Tantangannya pasti ada, juga ada yang resisten. Misalnya di media sosial ada serangan. Salah satu contoh, misalnya dalam hari besar seperti Natalan, kita biasanya hadir, termasuk juga teman-teman yang muslim. Di Sumatera Barat kan aneh banget begitu. Kemudian ada publikasi. Sehingga ada pertanyaan dari orang tua dan teman-teman. Sampai ada yang disuruh syahadat ulang.
Tapi akhirnya itu yang membuat kita sadar, bahwa konflik identitas itu menyakiti semua orang.
Meskipun begitu banyak juga teman-teman Pelita yang berhasil memberikan pengertian kepada orang tuanya, kepada teman-temannya. Sehingga kesadaran itu muncul.
Menumbuhkan kesadaran bersama di lingkungan sekitar itu menjadi tantangan saat ini.
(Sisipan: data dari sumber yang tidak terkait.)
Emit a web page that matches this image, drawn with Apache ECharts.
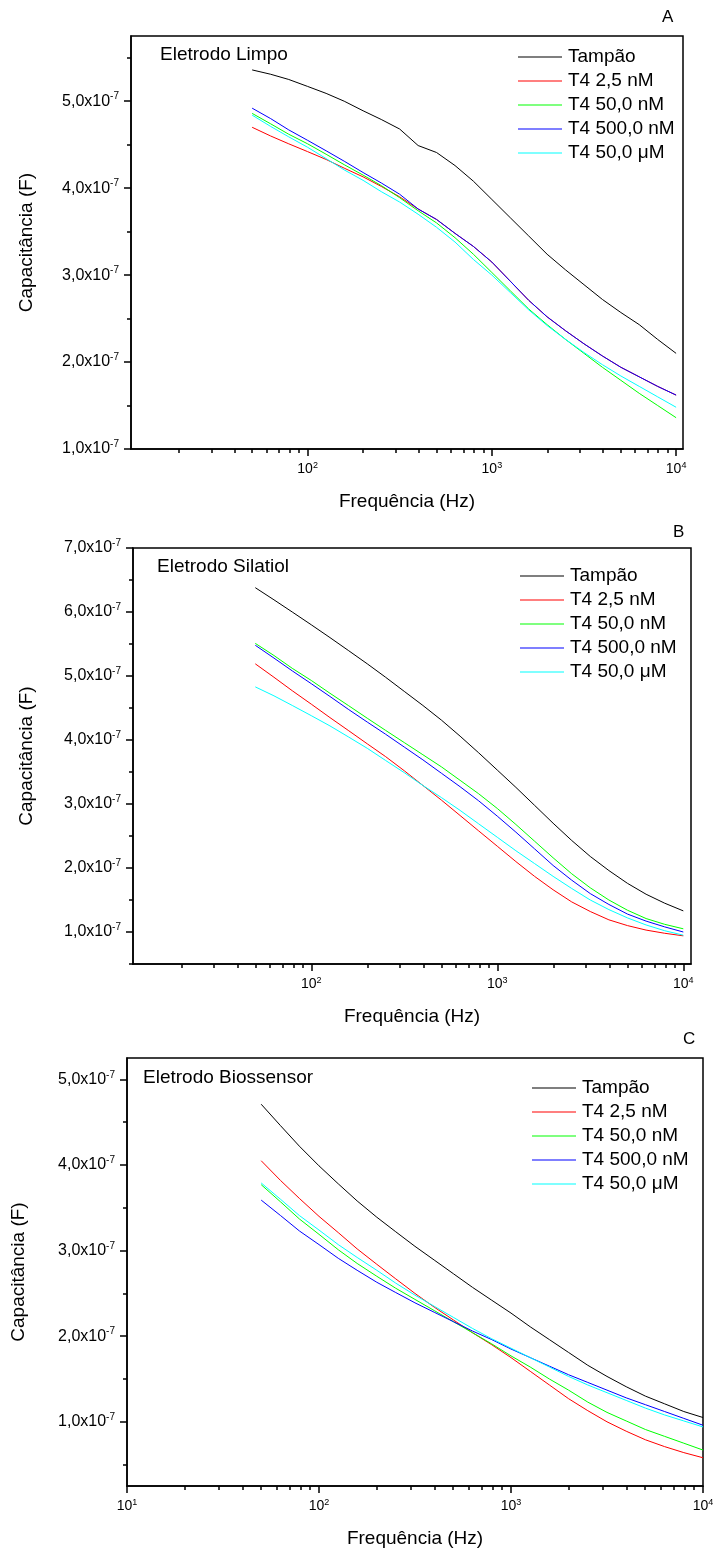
<!DOCTYPE html>
<html>
<head>
<meta charset="utf-8">
<title>Capacitância x Frequência</title>
<script src="https://cdn.jsdelivr.net/npm/echarts@6/dist/echarts.min.js"></script>
<style>
  html, body { margin: 0; padding: 0; background: #fff; }
  #chart { width: 717px; height: 1555px; }
</style>
</head>
<body>
<div id="chart"></div>
<script>
// frequências (Hz), iguais para todas as curvas
var freq = [50, 63, 79, 100, 126, 158, 200, 251, 316, 398, 501, 631, 794, 1000,
  1259, 1585, 1995, 2512, 3162, 3981, 5012, 6310, 7943, 10000];

var seriesNames = ["Tampão", "T4 2,5 nM", "T4 50,0 nM", "T4 500,0 nM", "T4 50,0 \u03bcM"];
var seriesColors = ["#000000", "#ff0000", "#00ff00", "#0000ff", "#00ffff"];

// capacitância em unidades de 1e-7 F
// A - Eletrodo Limpo
var tampaoA = [5.36, 5.31, 5.25, 5.17, 5.09, 5.00, 4.89, 4.79, 4.68, 4.49, 4.41, 4.26, 4.08, 3.87, 3.66, 3.45, 3.24, 3.06, 2.89, 2.72, 2.57, 2.43, 2.26, 2.10];
var t4_25A = [4.70, 4.60, 4.51, 4.42, 4.33, 4.23, 4.13, 4.02, 3.90, 3.76, 3.64, 3.48, 3.33, 3.15, 2.93, 2.71, 2.52, 2.36, 2.21, 2.07, 1.94, 1.83, 1.72, 1.62];
var t4_50A = [4.86, 4.74, 4.62, 4.51, 4.39, 4.27, 4.15, 4.03, 3.89, 3.74, 3.60, 3.43, 3.24, 3.03, 2.82, 2.61, 2.43, 2.26, 2.10, 1.94, 1.79, 1.64, 1.50, 1.36];
var t4_500A = [4.92, 4.80, 4.67, 4.55, 4.43, 4.31, 4.18, 4.06, 3.93, 3.76, 3.64, 3.48, 3.33, 3.15, 2.93, 2.71, 2.52, 2.36, 2.21, 2.07, 1.94, 1.83, 1.72, 1.62];
var t4_50uA = [4.84, 4.71, 4.59, 4.47, 4.34, 4.21, 4.09, 3.96, 3.84, 3.70, 3.55, 3.38, 3.18, 3.00, 2.80, 2.60, 2.42, 2.26, 2.11, 1.97, 1.84, 1.72, 1.60, 1.48];

// B - Eletrodo Silatiol
var tampaoB = [6.38, 6.19, 6.00, 5.80, 5.60, 5.40, 5.19, 4.98, 4.76, 4.54, 4.31, 4.06, 3.80, 3.53, 3.26, 2.98, 2.70, 2.43, 2.18, 1.96, 1.76, 1.59, 1.45, 1.33];
var t4_25B = [5.19, 4.98, 4.77, 4.56, 4.35, 4.15, 3.94, 3.74, 3.52, 3.29, 3.06, 2.82, 2.58, 2.34, 2.10, 1.87, 1.66, 1.47, 1.32, 1.19, 1.10, 1.03, 0.98, 0.94];
var t4_50B = [5.51, 5.32, 5.12, 4.93, 4.73, 4.54, 4.34, 4.15, 3.96, 3.77, 3.58, 3.37, 3.16, 2.93, 2.68, 2.42, 2.16, 1.91, 1.69, 1.50, 1.34, 1.21, 1.12, 1.05];
var t4_500B = [5.48, 5.28, 5.08, 4.88, 4.68, 4.48, 4.28, 4.09, 3.89, 3.69, 3.48, 3.27, 3.05, 2.81, 2.56, 2.30, 2.04, 1.81, 1.60, 1.43, 1.28, 1.17, 1.08, 1.00];
var t4_50uB = [4.83, 4.69, 4.54, 4.38, 4.22, 4.05, 3.87, 3.68, 3.49, 3.29, 3.10, 2.90, 2.69, 2.48, 2.27, 2.07, 1.87, 1.68, 1.50, 1.35, 1.22, 1.11, 1.02, 0.95];

// C - Eletrodo Biossensor
var tampaoC = [4.71, 4.46, 4.22, 3.99, 3.78, 3.58, 3.39, 3.22, 3.05, 2.89, 2.73, 2.57, 2.42, 2.27, 2.11, 1.96, 1.81, 1.66, 1.53, 1.41, 1.30, 1.21, 1.12, 1.05];
var t4_25C = [4.05, 3.82, 3.61, 3.40, 3.21, 3.02, 2.84, 2.67, 2.50, 2.34, 2.19, 2.04, 1.90, 1.75, 1.59, 1.43, 1.27, 1.13, 1.00, 0.89, 0.79, 0.71, 0.64, 0.58];
var t4_50C = [3.77, 3.57, 3.37, 3.19, 3.01, 2.85, 2.70, 2.56, 2.43, 2.30, 2.17, 2.04, 1.91, 1.77, 1.64, 1.50, 1.37, 1.23, 1.11, 1.01, 0.91, 0.83, 0.75, 0.67];
var t4_500C = [3.59, 3.41, 3.23, 3.07, 2.91, 2.77, 2.63, 2.51, 2.39, 2.28, 2.17, 2.06, 1.96, 1.85, 1.75, 1.65, 1.55, 1.46, 1.37, 1.28, 1.20, 1.12, 1.04, 0.96];
var t4_50uC = [3.79, 3.60, 3.41, 3.24, 3.07, 2.92, 2.77, 2.62, 2.48, 2.35, 2.22, 2.09, 1.97, 1.86, 1.75, 1.64, 1.53, 1.43, 1.34, 1.25, 1.16, 1.08, 1.01, 0.94];

var panelData = [
  [tampaoA, t4_25A, t4_50A, t4_500A, t4_50uA],
  [tampaoB, t4_25B, t4_50B, t4_500B, t4_50uB],
  [tampaoC, t4_25C, t4_50C, t4_500C, t4_50uC],
];
var panelTitles = ["Eletrodo Limpo", "Eletrodo Silatiol", "Eletrodo Biossensor"];
var panelLetters = ["A", "B", "C"];

// ticks
var xMajorTicks = [10, 100, 1000, 10000];
var xMinorTicks = [20, 30, 40, 50, 60, 70, 80, 90, 200, 300, 400, 500, 600, 700, 800, 900,
  2000, 3000, 4000, 5000, 6000, 7000, 8000, 9000];
var yMajorTicks = [[1, 2, 3, 4, 5], [1, 2, 3, 4, 5, 6, 7], [1, 2, 3, 4, 5]];
var yMinorTicks = [[1.5, 2.5, 3.5, 4.5, 5.5], [0.5, 1.5, 2.5, 3.5, 4.5, 5.5, 6.5], [0.5, 1.5, 2.5, 3.5, 4.5]];

// layout
var FONT = '"Liberation Sans", Arial, sans-serif';
var grids = [
  { left: 131, top: 36, width: 552, height: 413 },
  { left: 133, top: 548, width: 558, height: 416 },
  { left: 127, top: 1058, width: 576, height: 428 },
];
var xRanges = [[11, 10900], [11, 11000], [10, 10000]];
var yRanges = [[1, 5.75], [0.5, 7], [0.25, 5.25]];
var legendPos = [[513, 42], [515, 561], [527, 1073]];
var titlePos = [[160, 45], [157, 557], [143, 1068]];
var letterPos = [[662, 9], [673, 524], [683, 1031]];
var yNameGap = [95, 97, 99];

var chart = echarts.init(document.getElementById("chart"), null, { renderer: "canvas" });

var xAxes = [];
var yAxes = [];
var series = [];
var legends = [];
var graphics = [];

var xLabelRich = {
  b: { fontSize: 14, fontFamily: FONT, color: "#000" },
  s: { fontSize: 9, fontFamily: FONT, color: "#000", padding: [0, 0, 8, 0] },
};
var yLabelRich = {
  b: { fontSize: 16, fontFamily: FONT, color: "#000" },
  s: { fontSize: 10, fontFamily: FONT, color: "#000", padding: [0, 0, 9, 0] },
};
var axisLineStyle = { color: "#000", width: 1.5 };

for (var p = 0; p < 3; p++) {
  // eixo x principal (log) com rótulos 10^n
  xAxes.push({
    type: "log",
    gridIndex: p,
    position: "bottom",
    min: xRanges[p][0],
    max: xRanges[p][1],
    name: "Frequência (Hz)",
    nameLocation: "middle",
    nameGap: 43,
    nameTextStyle: { fontSize: 19, fontFamily: FONT, color: "#000" },
    axisLine: { lineStyle: axisLineStyle },
    axisTick: { inside: false, length: 7, customValues: xMajorTicks, lineStyle: axisLineStyle },
    axisLabel: {
      customValues: xMajorTicks,
      margin: 12,
      formatter: function (v) {
        return "{b|10}{s|" + Math.round(Math.log10(v)) + "}";
      },
      rich: xLabelRich,
    },
    splitLine: { show: false },
  });
  // eixo x secundário só para os ticks menores
  xAxes.push({
    type: "log",
    gridIndex: p,
    position: "bottom",
    min: xRanges[p][0],
    max: xRanges[p][1],
    axisLine: { show: false },
    axisTick: { inside: false, length: 4, customValues: xMinorTicks, lineStyle: axisLineStyle },
    axisLabel: { show: false },
    splitLine: { show: false },
  });

  yAxes.push({
    type: "value",
    gridIndex: p,
    position: "left",
    min: yRanges[p][0],
    max: yRanges[p][1],
    name: "Capacitância (F)",
    nameLocation: "middle",
    nameGap: yNameGap[p],
    nameTextStyle: { fontSize: 19, fontFamily: FONT, color: "#000" },
    axisLine: { show: true, lineStyle: axisLineStyle },
    axisTick: { show: true, inside: false, length: 7, customValues: yMajorTicks[p], lineStyle: axisLineStyle },
    axisLabel: {
      customValues: yMajorTicks[p],
      margin: 12,
      formatter: function (v) {
        return "{b|" + v.toFixed(1).replace(".", ",") + "x10}{s|-7}";
      },
      rich: yLabelRich,
    },
    splitLine: { show: false },
  });
  yAxes.push({
    type: "value",
    gridIndex: p,
    position: "left",
    min: yRanges[p][0],
    max: yRanges[p][1],
    axisLine: { show: false },
    axisTick: { show: true, inside: false, length: 4, customValues: yMinorTicks[p], lineStyle: axisLineStyle },
    axisLabel: { show: false },
    splitLine: { show: false },
  });

  for (var s = 0; s < seriesNames.length; s++) {
    var vals = panelData[p][s];
    series.push({
      type: "line",
      name: seriesNames[s],
      xAxisIndex: 2 * p,
      yAxisIndex: 2 * p,
      data: freq.map(function (f, k) {
        return [f, vals[k]];
      }),
      symbol: "none",
      color: seriesColors[s],
      lineStyle: { width: 1, color: seriesColors[s] },
      silent: true,
    });
  }

  legends.push({
    orient: "vertical",
    left: legendPos[p][0],
    top: legendPos[p][1],
    icon: "rect",
    itemWidth: 44,
    itemHeight: 1,
    itemGap: 4,
    selectedMode: false,
    data: seriesNames,
    textStyle: { fontSize: 19, lineHeight: 20, fontFamily: FONT, color: "#000", padding: [0, 0, 0, 1] },
  });

  graphics.push({
    type: "text",
    left: titlePos[p][0],
    top: titlePos[p][1],
    style: { text: panelTitles[p], font: "19px " + FONT, fill: "#000" },
  });
  graphics.push({
    type: "text",
    left: letterPos[p][0],
    top: letterPos[p][1],
    style: { text: panelLetters[p], font: "17px " + FONT, fill: "#000" },
  });
}

chart.setOption({
  animation: false,
  backgroundColor: "#fff",
  textStyle: { fontFamily: FONT },
  grid: grids.map(function (g) {
    return Object.assign({ show: true, borderColor: "#000", borderWidth: 1.5, backgroundColor: "transparent" }, g);
  }),
  xAxis: xAxes,
  yAxis: yAxes,
  legend: legends,
  graphic: graphics,
  series: series,
});
</script>
</body>
</html>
Ke depan, apa kiranya tantangan terbesar Pelita dalam membangun dan memperkuat harmonisasi di Sumatera Barat?
Tantangan terbesar kita seperti yang disebutkan tadi, soal kebijakan.
Oh, berarti tidak ada tantangan kultural, dalam artian kebudayaan Minangkabau yang identik dengan Islam?
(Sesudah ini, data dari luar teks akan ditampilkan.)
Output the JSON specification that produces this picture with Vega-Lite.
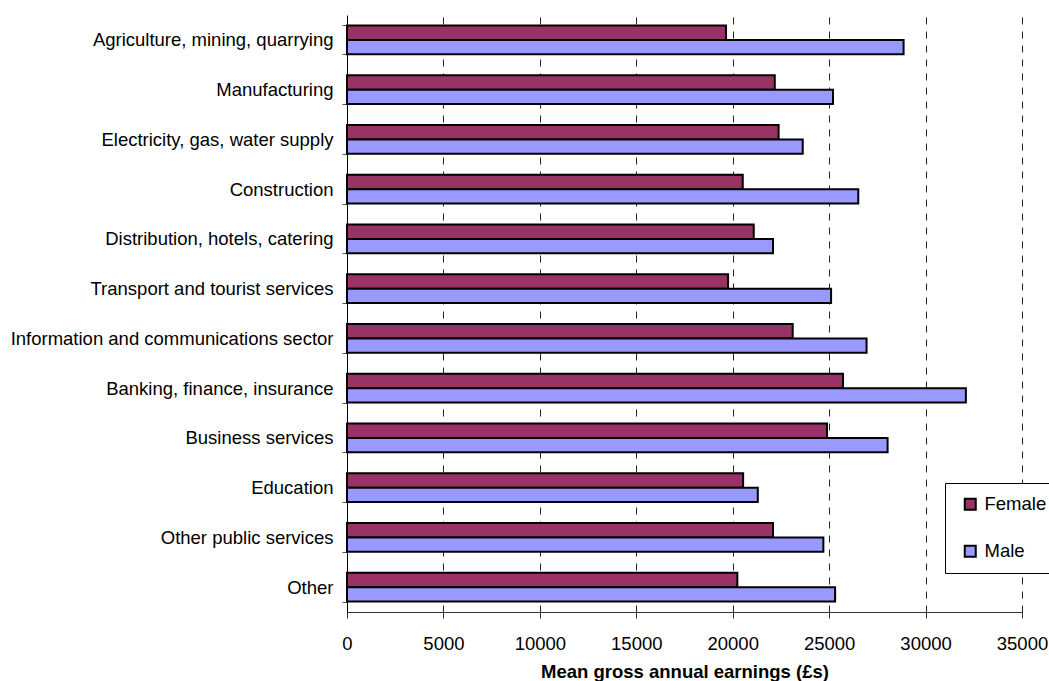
{
  "$schema": "https://vega.github.io/schema/vega-lite/v6.json",
  "autosize": {"type": "none"},
  "padding": {"left": 347, "top": 15, "right": 27, "bottom": 69},
  "width": 675,
  "height": 597,
  "background": "white",
  "config": {
    "font": "Liberation Sans",
    "view": {"stroke": null}
  },
  "data": {
    "values": [
      {"sector": "Agriculture, mining, quarrying", "sex": "Female", "earnings": 19650},
      {"sector": "Agriculture, mining, quarrying", "sex": "Male", "earnings": 28860},
      {"sector": "Manufacturing", "sex": "Female", "earnings": 22180},
      {"sector": "Manufacturing", "sex": "Male", "earnings": 25200},
      {"sector": "Electricity, gas, water supply", "sex": "Female", "earnings": 22380},
      {"sector": "Electricity, gas, water supply", "sex": "Male", "earnings": 23630},
      {"sector": "Construction", "sex": "Female", "earnings": 20520},
      {"sector": "Construction", "sex": "Male", "earnings": 26510},
      {"sector": "Distribution, hotels, catering", "sex": "Female", "earnings": 21090},
      {"sector": "Distribution, hotels, catering", "sex": "Male", "earnings": 22090},
      {"sector": "Transport and tourist services", "sex": "Female", "earnings": 19760},
      {"sector": "Transport and tourist services", "sex": "Male", "earnings": 25100},
      {"sector": "Information and communications sector", "sex": "Female", "earnings": 23110},
      {"sector": "Information and communications sector", "sex": "Male", "earnings": 26940},
      {"sector": "Banking, finance, insurance", "sex": "Female", "earnings": 25720},
      {"sector": "Banking, finance, insurance", "sex": "Male", "earnings": 32090},
      {"sector": "Business services", "sex": "Female", "earnings": 24890},
      {"sector": "Business services", "sex": "Male", "earnings": 28030},
      {"sector": "Education", "sex": "Female", "earnings": 20540},
      {"sector": "Education", "sex": "Male", "earnings": 21300},
      {"sector": "Other public services", "sex": "Female", "earnings": 22090},
      {"sector": "Other public services", "sex": "Male", "earnings": 24700},
      {"sector": "Other", "sex": "Female", "earnings": 20240},
      {"sector": "Other", "sex": "Male", "earnings": 25310}
    ]
  },
  "mark": {"type": "bar", "stroke": "black", "strokeWidth": 2},
  "encoding": {
    "y": {
      "field": "sector",
      "type": "nominal",
      "sort": null,
      "scale": {"paddingInner": 0.42, "paddingOuter": 0.21},
      "axis": {
        "title": null,
        "domainColor": "black",
        "domainWidth": 1,
        "tickBand": "extent",
        "tickSize": 5,
        "tickColor": "#555",
        "labelFontSize": 18.5,
        "labelColor": "black",
        "labelPadding": 9,
        "labelLimit": 400
      }
    },
    "yOffset": {
      "field": "sex",
      "type": "nominal",
      "sort": ["Female", "Male"],
      "scale": {"paddingInner": 0, "paddingOuter": 0}
    },
    "x": {
      "field": "earnings",
      "type": "quantitative",
      "scale": {"domain": [0, 35000], "nice": false},
      "axis": {
        "title": "Mean gross annual earnings (£s)",
        "titleFontSize": 18.5,
        "titleFontWeight": "bold",
        "titleColor": "black",
        "titlePadding": 10,
        "values": [0, 5000, 10000, 15000, 20000, 25000, 30000, 35000],
        "format": "d",
        "labelFontSize": 18.5,
        "labelColor": "black",
        "labelPadding": 16,
        "tickSize": 6,
        "tickColor": "#333",
        "domainColor": "#333",
        "grid": true,
        "gridColor": "#222",
        "gridDash": [7, 7],
        "gridWidth": 1,
        "labelFlush": false
      }
    },
    "color": {
      "field": "sex",
      "type": "nominal",
      "scale": {"domain": ["Female", "Male"], "range": ["#993366", "#9999FF"]},
      "legend": {
        "title": null,
        "orient": "none",
        "legendX": 598,
        "legendY": 468,
        "direction": "vertical",
        "fillColor": "white",
        "strokeColor": "black",
        "padding": 12,
        "symbolType": "square",
        "symbolSize": 121,
        "symbolStrokeColor": "black",
        "symbolStrokeWidth": 2,
        "symbolOffset": 4,
        "labelFontSize": 18.5,
        "labelColor": "black",
        "labelOffset": 5,
        "rowPadding": 27
      }
    }
  }
}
Tidak. Kultural justru membuat kita termotivasi dan bersemangat. Banyak orang baik dan memiliki kesadaran toleransi di Sumatera Barat. Masalah struktural ini (kebijakan) yang menjadi polemik. 5,5 juta penduduk Sumatera Barat, dengan 5 jutaan penduduknya adalah muslim. Siapa yang dapat memastikan bahwa 5 juta itu memiliki pemikiran yang sama (kesadaran toleransi).
Di Sumatera Barat banyak sekali orang baik, meski sebagian besar mereka tidak terdengar dan tidak memegang corong-corong publik. Orang-orang ini kita temukan dalam ranah-ranah kultural. Ini yang menyemangati kita untuk terus berproses dan berjejaring.